[Rows from a dataset of charts and code]
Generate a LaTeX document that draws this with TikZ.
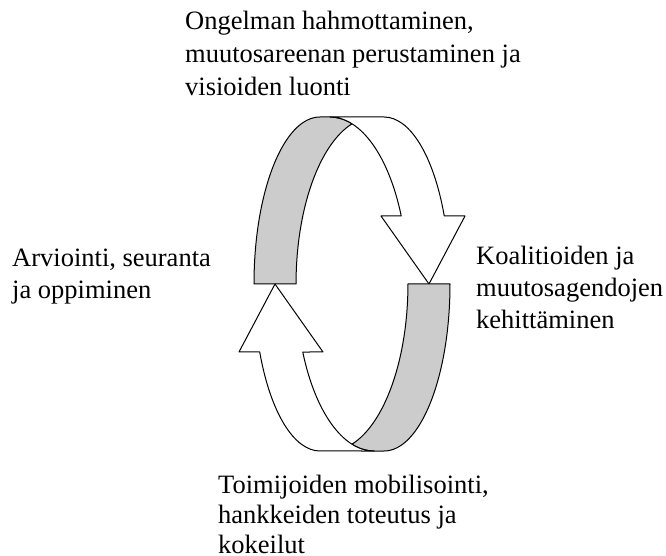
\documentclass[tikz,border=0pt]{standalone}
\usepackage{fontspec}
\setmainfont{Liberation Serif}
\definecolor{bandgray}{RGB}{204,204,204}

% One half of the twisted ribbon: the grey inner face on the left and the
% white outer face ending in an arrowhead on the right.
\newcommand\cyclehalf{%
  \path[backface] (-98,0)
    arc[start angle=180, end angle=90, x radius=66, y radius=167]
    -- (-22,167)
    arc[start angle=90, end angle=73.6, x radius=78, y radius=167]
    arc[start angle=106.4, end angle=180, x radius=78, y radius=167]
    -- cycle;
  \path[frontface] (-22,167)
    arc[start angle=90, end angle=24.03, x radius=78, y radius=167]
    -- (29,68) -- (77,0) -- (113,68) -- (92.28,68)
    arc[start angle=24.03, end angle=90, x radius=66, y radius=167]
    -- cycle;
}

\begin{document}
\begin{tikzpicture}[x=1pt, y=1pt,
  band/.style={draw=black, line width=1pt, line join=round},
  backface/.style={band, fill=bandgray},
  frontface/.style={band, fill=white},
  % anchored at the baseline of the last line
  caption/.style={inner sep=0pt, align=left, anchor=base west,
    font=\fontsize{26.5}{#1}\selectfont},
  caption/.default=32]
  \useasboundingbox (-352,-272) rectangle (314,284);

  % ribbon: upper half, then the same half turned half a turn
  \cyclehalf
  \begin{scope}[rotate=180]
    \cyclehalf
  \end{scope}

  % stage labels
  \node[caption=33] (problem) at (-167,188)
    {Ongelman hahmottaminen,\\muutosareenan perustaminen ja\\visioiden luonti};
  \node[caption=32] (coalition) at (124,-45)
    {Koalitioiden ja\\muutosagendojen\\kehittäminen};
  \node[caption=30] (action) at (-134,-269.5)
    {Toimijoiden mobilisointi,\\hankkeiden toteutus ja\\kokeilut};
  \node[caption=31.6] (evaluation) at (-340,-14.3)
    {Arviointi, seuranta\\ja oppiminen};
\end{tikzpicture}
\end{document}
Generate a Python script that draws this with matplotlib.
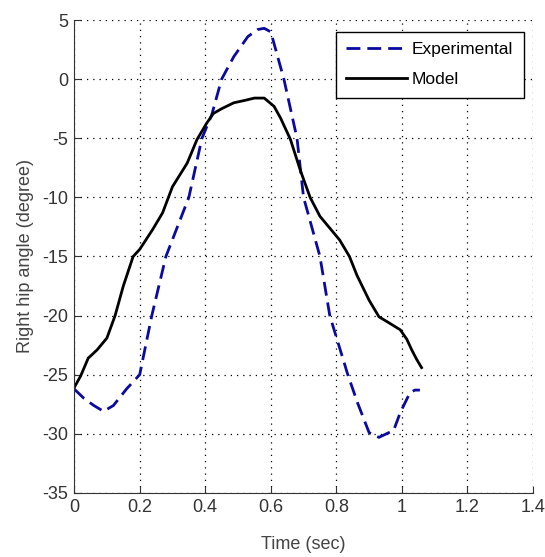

■ Directions for this task: Without the pictures, transcribe the listing above exactly.

■ Answer for this exercise:
Generate a LaTeX document that draws this with TikZ.
\documentclass[tikz,border=0pt]{standalone}
\usepackage{fontspec}
\setmainfont{Liberation Serif}
\definecolor{bandgray}{RGB}{204,204,204}

% One half of the twisted ribbon: the grey inner face on the left and the
% white outer face ending in an arrowhead on the right.
\newcommand\cyclehalf{%
  \path[backface] (-98,0)
    arc[start angle=180, end angle=90, x radius=66, y radius=167]
    -- (-22,167)
    arc[start angle=90, end angle=73.6, x radius=78, y radius=167]
    arc[start angle=106.4, end angle=180, x radius=78, y radius=167]
    -- cycle;
  \path[frontface] (-22,167)
    arc[start angle=90, end angle=24.03, x radius=78, y radius=167]
    -- (29,68) -- (77,0) -- (113,68) -- (92.28,68)
    arc[start angle=24.03, end angle=90, x radius=66, y radius=167]
    -- cycle;
}

\begin{document}
\begin{tikzpicture}[x=1pt, y=1pt,
  band/.style={draw=black, line width=1pt, line join=round},
  backface/.style={band, fill=bandgray},
  frontface/.style={band, fill=white},
  % anchored at the baseline of the last line
  caption/.style={inner sep=0pt, align=left, anchor=base west,
    font=\fontsize{26.5}{#1}\selectfont},
  caption/.default=32]
  \useasboundingbox (-352,-272) rectangle (314,284);

  % ribbon: upper half, then the same half turned half a turn
  \cyclehalf
  \begin{scope}[rotate=180]
    \cyclehalf
  \end{scope}

  % stage labels
  \node[caption=33] (problem) at (-167,188)
    {Ongelman hahmottaminen,\\muutosareenan perustaminen ja\\visioiden luonti};
  \node[caption=32] (coalition) at (124,-45)
    {Koalitioiden ja\\muutosagendojen\\kehittäminen};
  \node[caption=30] (action) at (-134,-269.5)
    {Toimijoiden mobilisointi,\\hankkeiden toteutus ja\\kokeilut};
  \node[caption=31.6] (evaluation) at (-340,-14.3)
    {Arviointi, seuranta\\ja oppiminen};
\end{tikzpicture}
\end{document}
Generate a Python script that draws this with matplotlib.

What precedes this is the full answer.